> [Exercise prompt]
Only the lines from the start of the data through the line containing "90, 100, 110]" should be written out, exactly as they are, with both ends included and the pictures left out.

> [Data lines]
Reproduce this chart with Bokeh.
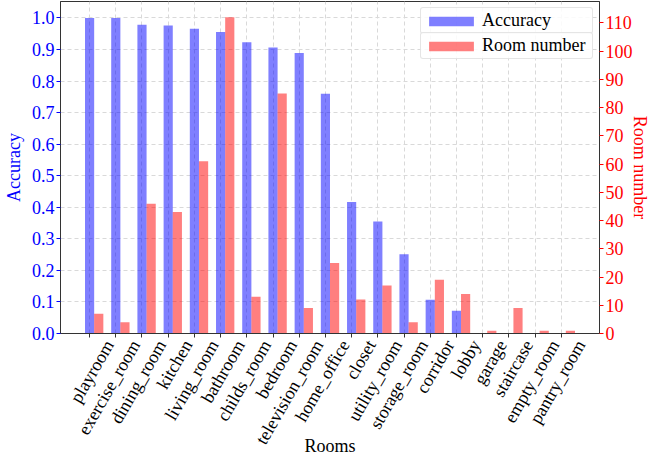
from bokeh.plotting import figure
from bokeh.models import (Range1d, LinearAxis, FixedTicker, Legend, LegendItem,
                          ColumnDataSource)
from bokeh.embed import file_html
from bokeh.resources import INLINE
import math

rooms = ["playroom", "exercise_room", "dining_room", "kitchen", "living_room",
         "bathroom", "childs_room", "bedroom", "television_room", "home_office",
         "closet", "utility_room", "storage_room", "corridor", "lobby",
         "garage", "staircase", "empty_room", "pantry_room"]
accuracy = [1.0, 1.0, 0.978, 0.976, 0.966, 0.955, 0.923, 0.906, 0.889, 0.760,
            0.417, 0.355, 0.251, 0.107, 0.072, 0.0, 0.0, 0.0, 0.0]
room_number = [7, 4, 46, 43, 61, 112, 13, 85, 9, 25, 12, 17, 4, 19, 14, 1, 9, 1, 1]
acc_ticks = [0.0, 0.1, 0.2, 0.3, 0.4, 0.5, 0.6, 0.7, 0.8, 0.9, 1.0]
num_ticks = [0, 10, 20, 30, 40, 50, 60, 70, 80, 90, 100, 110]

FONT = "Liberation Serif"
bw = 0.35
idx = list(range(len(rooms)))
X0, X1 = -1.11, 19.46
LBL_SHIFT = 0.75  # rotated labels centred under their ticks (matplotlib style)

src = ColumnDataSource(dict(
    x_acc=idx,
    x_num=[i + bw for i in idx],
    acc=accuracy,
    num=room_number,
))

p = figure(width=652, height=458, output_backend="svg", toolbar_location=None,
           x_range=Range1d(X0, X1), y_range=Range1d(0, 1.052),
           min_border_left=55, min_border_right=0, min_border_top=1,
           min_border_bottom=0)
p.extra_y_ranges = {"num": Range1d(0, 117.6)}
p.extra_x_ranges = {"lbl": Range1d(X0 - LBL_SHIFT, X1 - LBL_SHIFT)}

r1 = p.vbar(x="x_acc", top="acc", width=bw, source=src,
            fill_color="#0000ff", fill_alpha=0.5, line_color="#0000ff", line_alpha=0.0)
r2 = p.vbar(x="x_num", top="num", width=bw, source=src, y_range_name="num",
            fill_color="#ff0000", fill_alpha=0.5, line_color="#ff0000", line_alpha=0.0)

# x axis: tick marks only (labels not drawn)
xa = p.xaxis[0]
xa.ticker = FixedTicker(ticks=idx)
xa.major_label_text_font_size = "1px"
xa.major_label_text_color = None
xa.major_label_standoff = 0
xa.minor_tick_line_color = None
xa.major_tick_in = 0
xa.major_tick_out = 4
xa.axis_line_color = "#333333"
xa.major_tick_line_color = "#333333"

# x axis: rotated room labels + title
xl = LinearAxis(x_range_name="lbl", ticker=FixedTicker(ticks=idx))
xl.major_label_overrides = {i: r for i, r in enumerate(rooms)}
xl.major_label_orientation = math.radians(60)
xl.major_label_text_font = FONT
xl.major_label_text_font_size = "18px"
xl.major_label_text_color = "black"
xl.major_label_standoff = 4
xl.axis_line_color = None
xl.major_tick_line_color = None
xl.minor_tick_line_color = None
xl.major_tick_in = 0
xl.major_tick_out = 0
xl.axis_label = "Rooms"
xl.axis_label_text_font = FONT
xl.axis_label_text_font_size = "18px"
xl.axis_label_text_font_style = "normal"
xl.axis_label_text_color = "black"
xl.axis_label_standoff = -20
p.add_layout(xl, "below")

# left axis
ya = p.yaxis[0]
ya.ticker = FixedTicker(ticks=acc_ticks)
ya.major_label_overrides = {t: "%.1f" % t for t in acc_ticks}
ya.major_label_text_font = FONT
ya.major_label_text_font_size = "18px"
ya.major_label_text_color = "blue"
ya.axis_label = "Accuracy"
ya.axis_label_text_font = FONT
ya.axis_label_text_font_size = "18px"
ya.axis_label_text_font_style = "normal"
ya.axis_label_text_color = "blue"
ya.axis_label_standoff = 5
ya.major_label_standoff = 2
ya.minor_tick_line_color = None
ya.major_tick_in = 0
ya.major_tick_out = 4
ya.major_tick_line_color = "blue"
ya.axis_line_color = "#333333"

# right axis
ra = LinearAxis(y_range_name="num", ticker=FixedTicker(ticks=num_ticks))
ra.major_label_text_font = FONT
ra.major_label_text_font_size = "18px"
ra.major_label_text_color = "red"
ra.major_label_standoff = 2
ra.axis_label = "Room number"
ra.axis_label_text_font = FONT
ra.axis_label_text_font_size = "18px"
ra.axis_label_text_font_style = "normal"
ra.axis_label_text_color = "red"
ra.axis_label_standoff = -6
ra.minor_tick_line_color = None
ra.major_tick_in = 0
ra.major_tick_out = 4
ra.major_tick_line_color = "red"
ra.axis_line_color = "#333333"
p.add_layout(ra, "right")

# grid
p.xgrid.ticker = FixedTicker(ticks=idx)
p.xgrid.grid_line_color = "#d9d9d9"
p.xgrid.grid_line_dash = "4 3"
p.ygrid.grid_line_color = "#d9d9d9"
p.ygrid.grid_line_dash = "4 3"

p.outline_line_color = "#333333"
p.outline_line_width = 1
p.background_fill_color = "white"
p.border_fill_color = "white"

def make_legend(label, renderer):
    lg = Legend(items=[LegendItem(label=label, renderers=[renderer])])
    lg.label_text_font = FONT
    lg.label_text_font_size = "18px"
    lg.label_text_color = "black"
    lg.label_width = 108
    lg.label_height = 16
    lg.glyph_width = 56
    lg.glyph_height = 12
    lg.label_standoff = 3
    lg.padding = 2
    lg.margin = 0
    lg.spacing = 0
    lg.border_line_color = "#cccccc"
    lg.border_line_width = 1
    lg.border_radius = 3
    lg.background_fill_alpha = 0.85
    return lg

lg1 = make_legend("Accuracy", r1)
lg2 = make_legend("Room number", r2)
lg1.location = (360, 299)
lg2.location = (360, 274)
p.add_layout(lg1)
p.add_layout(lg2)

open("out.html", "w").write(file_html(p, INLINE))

> [Output for this task]
Reproduce this chart with Bokeh.
from bokeh.plotting import figure
from bokeh.models import (Range1d, LinearAxis, FixedTicker, Legend, LegendItem,
                          ColumnDataSource)
from bokeh.embed import file_html
from bokeh.resources import INLINE
import math

rooms = ["playroom", "exercise_room", "dining_room", "kitchen", "living_room",
         "bathroom", "childs_room", "bedroom", "television_room", "home_office",
         "closet", "utility_room", "storage_room", "corridor", "lobby",
         "garage", "staircase", "empty_room", "pantry_room"]
accuracy = [1.0, 1.0, 0.978, 0.976, 0.966, 0.955, 0.923, 0.906, 0.889, 0.760,
            0.417, 0.355, 0.251, 0.107, 0.072, 0.0, 0.0, 0.0, 0.0]
room_number = [7, 4, 46, 43, 61, 112, 13, 85, 9, 25, 12, 17, 4, 19, 14, 1, 9, 1, 1]
acc_ticks = [0.0, 0.1, 0.2, 0.3, 0.4, 0.5, 0.6, 0.7, 0.8, 0.9, 1.0]
num_ticks = [0, 10, 20, 30, 40, 50, 60, 70, 80, 90, 100, 110]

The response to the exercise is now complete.